>> START Data extract

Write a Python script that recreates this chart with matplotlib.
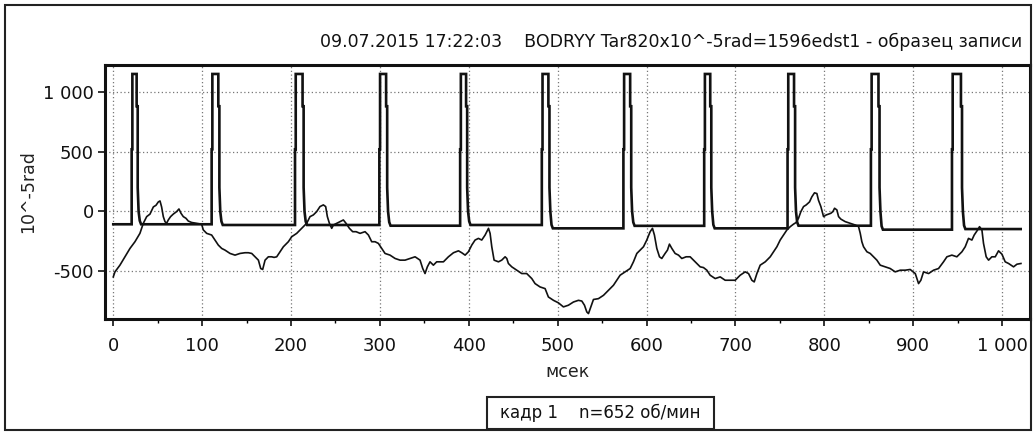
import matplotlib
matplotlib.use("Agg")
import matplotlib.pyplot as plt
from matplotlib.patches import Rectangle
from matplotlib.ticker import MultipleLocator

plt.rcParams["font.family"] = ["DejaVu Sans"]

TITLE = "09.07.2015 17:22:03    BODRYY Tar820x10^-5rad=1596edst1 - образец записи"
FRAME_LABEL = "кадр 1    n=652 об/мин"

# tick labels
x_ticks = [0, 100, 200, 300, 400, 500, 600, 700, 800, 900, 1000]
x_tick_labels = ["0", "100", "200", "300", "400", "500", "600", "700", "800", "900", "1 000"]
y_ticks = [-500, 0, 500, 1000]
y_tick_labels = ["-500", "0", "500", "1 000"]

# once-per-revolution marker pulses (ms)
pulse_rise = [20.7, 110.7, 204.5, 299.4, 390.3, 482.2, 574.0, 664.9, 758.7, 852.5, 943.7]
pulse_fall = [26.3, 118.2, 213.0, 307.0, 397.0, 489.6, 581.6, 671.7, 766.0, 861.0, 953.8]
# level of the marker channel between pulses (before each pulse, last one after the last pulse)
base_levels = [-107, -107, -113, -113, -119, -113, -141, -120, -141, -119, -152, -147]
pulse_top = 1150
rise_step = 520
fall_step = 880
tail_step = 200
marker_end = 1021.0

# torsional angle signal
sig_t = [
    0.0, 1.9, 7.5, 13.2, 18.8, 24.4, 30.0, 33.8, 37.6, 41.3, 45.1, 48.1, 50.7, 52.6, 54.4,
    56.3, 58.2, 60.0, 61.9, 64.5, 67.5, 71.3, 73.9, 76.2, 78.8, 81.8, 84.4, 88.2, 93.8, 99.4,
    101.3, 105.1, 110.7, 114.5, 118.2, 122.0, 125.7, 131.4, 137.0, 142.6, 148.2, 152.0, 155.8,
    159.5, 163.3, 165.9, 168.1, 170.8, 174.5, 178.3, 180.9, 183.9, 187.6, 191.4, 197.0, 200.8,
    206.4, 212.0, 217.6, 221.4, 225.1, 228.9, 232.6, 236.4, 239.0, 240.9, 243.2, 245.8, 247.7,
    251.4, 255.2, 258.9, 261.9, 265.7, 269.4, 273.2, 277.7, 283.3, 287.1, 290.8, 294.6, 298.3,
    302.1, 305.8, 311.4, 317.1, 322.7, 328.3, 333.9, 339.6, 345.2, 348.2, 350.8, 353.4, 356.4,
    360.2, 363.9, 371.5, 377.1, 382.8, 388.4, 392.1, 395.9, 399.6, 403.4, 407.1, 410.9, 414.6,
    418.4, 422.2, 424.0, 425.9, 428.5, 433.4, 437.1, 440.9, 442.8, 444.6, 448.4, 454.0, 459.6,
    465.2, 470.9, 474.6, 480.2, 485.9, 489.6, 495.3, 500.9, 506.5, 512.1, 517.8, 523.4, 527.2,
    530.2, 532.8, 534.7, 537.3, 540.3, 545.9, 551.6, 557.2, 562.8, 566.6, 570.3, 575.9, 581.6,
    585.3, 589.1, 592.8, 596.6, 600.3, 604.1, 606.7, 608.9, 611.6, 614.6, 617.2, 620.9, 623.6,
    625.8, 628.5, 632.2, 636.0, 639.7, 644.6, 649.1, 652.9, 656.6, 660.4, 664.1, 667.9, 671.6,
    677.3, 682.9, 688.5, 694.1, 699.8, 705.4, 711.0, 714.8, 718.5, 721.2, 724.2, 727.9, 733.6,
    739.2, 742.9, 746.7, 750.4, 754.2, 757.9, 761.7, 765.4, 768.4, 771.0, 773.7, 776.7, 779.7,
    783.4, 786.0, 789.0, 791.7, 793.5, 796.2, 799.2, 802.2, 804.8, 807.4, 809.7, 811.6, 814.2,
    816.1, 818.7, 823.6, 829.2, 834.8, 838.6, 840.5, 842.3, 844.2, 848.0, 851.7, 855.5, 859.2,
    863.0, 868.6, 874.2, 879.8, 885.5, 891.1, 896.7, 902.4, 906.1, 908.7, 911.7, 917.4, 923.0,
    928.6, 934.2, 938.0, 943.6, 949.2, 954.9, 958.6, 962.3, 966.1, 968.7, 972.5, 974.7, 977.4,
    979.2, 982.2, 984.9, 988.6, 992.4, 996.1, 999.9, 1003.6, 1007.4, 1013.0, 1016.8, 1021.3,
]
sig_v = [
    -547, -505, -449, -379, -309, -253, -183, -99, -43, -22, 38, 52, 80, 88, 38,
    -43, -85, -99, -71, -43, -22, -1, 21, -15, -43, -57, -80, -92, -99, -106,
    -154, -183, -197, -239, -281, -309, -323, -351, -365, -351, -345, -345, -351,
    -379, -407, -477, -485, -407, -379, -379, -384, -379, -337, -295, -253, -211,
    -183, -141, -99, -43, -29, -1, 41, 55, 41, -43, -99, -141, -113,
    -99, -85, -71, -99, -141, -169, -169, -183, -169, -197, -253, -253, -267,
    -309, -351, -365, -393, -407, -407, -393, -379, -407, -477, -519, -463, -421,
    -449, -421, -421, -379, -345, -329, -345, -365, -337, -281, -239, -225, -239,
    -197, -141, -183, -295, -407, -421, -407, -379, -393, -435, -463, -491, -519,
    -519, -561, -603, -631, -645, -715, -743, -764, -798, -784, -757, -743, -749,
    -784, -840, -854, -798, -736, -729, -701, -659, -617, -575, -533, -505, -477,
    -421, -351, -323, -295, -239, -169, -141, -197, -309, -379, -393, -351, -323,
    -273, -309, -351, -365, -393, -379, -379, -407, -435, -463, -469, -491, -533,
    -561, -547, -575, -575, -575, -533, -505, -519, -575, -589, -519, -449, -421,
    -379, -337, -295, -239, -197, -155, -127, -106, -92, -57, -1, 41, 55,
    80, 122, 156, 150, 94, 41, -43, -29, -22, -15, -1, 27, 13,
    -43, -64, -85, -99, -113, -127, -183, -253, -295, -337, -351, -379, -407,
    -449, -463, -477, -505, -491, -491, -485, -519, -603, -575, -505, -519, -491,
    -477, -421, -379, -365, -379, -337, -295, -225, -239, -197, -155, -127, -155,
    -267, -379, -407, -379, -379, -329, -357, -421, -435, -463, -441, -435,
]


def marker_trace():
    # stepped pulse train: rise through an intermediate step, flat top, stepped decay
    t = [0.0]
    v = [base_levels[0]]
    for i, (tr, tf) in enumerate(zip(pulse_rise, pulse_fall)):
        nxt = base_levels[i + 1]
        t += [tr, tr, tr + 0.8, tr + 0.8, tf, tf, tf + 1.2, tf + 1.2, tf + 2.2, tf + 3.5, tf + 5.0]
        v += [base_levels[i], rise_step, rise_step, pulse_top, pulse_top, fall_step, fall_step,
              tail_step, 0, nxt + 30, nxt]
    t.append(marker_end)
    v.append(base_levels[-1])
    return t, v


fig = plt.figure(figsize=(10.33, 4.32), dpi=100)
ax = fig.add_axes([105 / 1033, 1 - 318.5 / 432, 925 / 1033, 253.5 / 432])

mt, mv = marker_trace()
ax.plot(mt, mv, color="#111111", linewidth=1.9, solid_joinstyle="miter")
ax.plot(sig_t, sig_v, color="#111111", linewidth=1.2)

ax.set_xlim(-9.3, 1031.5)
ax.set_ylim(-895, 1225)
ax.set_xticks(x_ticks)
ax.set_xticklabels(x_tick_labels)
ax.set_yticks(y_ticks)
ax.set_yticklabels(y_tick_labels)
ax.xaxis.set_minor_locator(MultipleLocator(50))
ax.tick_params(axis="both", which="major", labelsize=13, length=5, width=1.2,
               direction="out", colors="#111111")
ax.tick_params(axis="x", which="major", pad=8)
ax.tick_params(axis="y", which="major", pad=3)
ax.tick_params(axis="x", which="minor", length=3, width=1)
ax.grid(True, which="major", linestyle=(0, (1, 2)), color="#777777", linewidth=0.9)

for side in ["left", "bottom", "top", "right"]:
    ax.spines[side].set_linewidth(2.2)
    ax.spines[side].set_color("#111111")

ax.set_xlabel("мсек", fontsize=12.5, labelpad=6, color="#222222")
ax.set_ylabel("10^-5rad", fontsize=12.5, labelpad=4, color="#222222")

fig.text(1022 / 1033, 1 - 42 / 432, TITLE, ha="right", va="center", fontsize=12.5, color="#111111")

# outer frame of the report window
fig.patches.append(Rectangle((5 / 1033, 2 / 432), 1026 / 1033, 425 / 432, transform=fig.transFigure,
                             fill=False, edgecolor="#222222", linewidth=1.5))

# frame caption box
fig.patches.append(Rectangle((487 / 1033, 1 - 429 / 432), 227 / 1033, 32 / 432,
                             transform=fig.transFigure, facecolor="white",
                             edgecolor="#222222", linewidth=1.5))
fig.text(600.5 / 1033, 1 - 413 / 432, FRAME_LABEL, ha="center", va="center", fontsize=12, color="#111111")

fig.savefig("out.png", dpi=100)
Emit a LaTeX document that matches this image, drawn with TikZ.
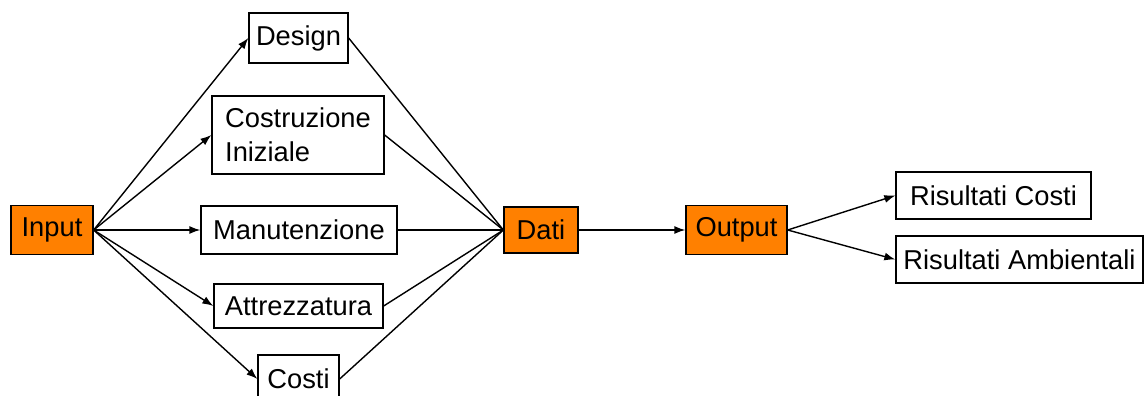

>> END Data extract

- [The task]: Only the lines from the start of the entries above to the line containing "marker_end = 1021.0" are to be given again, exactly and with both ends included; pictures are excluded.

- [Exercise response]:
Write a Python script that recreates this chart with matplotlib.
import matplotlib
matplotlib.use("Agg")
import matplotlib.pyplot as plt
from matplotlib.patches import Rectangle
from matplotlib.ticker import MultipleLocator

plt.rcParams["font.family"] = ["DejaVu Sans"]

TITLE = "09.07.2015 17:22:03    BODRYY Tar820x10^-5rad=1596edst1 - образец записи"
FRAME_LABEL = "кадр 1    n=652 об/мин"

# tick labels
x_ticks = [0, 100, 200, 300, 400, 500, 600, 700, 800, 900, 1000]
x_tick_labels = ["0", "100", "200", "300", "400", "500", "600", "700", "800", "900", "1 000"]
y_ticks = [-500, 0, 500, 1000]
y_tick_labels = ["-500", "0", "500", "1 000"]

# once-per-revolution marker pulses (ms)
pulse_rise = [20.7, 110.7, 204.5, 299.4, 390.3, 482.2, 574.0, 664.9, 758.7, 852.5, 943.7]
pulse_fall = [26.3, 118.2, 213.0, 307.0, 397.0, 489.6, 581.6, 671.7, 766.0, 861.0, 953.8]
# level of the marker channel between pulses (before each pulse, last one after the last pulse)
base_levels = [-107, -107, -113, -113, -119, -113, -141, -120, -141, -119, -152, -147]
pulse_top = 1150
rise_step = 520
fall_step = 880
tail_step = 200
marker_end = 1021.0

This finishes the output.